> [Material]:
↓
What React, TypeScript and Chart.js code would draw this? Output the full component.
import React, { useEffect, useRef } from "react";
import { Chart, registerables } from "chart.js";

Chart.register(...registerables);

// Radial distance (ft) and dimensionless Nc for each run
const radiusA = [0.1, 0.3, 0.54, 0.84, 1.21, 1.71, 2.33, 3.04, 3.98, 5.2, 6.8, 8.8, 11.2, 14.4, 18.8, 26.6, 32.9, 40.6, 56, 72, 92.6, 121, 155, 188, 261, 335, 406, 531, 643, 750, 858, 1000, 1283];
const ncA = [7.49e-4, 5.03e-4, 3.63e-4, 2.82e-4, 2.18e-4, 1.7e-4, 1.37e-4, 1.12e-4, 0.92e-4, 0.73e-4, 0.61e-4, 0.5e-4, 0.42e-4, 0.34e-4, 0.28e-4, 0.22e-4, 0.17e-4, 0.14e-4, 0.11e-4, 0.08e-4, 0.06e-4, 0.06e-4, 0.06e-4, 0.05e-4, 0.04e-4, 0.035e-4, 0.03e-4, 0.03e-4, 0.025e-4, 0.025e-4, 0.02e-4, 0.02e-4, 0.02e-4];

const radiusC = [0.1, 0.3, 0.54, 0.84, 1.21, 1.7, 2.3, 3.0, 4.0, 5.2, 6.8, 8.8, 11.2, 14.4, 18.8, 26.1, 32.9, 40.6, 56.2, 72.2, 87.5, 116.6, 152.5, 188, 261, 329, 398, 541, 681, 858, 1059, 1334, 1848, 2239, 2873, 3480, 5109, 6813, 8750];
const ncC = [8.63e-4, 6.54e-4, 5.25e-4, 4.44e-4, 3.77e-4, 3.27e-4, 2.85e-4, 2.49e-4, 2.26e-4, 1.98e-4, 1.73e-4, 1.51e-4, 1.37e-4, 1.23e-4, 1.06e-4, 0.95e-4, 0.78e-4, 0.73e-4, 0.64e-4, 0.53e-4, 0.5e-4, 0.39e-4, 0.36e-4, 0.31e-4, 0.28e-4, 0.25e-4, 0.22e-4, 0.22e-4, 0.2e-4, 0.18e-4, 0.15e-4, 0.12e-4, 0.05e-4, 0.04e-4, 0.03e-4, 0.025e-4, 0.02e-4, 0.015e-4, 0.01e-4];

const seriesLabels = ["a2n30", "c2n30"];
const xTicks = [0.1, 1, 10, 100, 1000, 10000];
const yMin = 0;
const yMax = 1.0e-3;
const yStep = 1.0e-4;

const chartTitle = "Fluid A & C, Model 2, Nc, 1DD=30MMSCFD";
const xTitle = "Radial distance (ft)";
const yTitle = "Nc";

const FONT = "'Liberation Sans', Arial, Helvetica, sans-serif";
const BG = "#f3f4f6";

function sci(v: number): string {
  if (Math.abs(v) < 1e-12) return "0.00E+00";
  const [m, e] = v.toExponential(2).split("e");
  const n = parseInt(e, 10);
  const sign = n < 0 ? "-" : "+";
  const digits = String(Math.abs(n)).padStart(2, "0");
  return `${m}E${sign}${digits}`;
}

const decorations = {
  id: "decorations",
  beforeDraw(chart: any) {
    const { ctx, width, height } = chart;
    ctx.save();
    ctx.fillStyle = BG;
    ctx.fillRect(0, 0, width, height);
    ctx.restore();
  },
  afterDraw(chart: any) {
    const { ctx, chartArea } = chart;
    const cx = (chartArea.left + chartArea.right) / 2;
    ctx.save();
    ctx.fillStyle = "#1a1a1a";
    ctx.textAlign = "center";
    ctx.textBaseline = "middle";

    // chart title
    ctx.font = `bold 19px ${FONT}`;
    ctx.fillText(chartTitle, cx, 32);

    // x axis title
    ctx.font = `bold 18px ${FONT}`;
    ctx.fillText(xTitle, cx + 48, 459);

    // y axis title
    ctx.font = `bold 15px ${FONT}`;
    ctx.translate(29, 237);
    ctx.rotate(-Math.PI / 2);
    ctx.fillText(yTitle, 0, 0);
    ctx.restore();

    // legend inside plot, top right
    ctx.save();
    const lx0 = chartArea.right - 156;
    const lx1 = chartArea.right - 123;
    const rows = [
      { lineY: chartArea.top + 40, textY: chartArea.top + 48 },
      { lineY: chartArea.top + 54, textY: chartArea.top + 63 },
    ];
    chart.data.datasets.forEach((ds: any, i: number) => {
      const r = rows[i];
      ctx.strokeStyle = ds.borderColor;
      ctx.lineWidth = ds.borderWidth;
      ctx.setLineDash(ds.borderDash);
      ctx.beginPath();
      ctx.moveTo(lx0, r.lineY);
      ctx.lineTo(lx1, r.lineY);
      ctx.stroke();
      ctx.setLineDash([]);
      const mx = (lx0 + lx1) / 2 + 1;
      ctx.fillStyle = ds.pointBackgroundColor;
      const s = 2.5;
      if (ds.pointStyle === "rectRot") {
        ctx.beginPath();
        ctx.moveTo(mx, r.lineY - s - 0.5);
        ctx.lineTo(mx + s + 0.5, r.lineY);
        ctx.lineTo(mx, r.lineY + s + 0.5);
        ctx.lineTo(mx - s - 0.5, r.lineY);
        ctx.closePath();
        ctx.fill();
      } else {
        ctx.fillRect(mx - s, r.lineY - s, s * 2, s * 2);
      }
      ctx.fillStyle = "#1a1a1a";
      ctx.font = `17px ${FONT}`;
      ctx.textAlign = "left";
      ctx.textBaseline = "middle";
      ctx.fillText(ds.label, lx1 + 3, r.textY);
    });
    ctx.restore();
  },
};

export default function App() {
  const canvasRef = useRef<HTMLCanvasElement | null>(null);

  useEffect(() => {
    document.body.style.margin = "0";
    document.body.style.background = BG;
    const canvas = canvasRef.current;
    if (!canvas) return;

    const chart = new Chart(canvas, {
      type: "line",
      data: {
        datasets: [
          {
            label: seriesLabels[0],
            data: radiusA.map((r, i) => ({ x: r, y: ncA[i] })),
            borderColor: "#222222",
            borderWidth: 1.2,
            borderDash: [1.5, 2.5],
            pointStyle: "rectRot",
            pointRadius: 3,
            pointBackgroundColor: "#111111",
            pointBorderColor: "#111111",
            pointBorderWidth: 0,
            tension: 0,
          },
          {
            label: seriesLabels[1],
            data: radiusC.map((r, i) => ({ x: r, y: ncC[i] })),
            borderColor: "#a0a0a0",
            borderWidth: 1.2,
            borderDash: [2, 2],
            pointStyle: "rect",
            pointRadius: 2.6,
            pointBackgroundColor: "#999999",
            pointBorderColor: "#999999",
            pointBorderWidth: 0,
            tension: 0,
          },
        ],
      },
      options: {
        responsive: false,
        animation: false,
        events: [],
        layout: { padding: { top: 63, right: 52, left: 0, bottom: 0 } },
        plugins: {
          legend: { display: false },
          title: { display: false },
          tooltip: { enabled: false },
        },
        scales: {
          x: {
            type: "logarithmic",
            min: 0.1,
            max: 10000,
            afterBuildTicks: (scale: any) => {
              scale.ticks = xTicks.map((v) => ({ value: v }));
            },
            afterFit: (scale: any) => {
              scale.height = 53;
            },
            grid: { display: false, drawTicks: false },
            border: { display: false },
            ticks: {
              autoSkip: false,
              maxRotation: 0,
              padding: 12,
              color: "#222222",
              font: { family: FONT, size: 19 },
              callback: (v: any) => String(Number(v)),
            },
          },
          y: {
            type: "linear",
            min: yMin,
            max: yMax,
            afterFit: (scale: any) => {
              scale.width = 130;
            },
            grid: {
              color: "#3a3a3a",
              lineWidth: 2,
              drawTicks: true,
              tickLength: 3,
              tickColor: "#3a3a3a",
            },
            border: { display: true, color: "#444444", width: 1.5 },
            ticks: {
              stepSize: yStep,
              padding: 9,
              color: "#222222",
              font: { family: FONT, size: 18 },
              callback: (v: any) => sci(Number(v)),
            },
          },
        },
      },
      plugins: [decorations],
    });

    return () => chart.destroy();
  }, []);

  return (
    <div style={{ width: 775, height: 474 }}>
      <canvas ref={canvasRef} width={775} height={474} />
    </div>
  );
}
↑
> [Aim]: All lines from the beginning of the material above through the one with "Chart.register(...registerables);" need to be returned exactly; please return those and only those.

> [Written response]:
What React, TypeScript and Chart.js code would draw this? Output the full component.
import React, { useEffect, useRef } from "react";
import { Chart, registerables } from "chart.js";

Chart.register(...registerables);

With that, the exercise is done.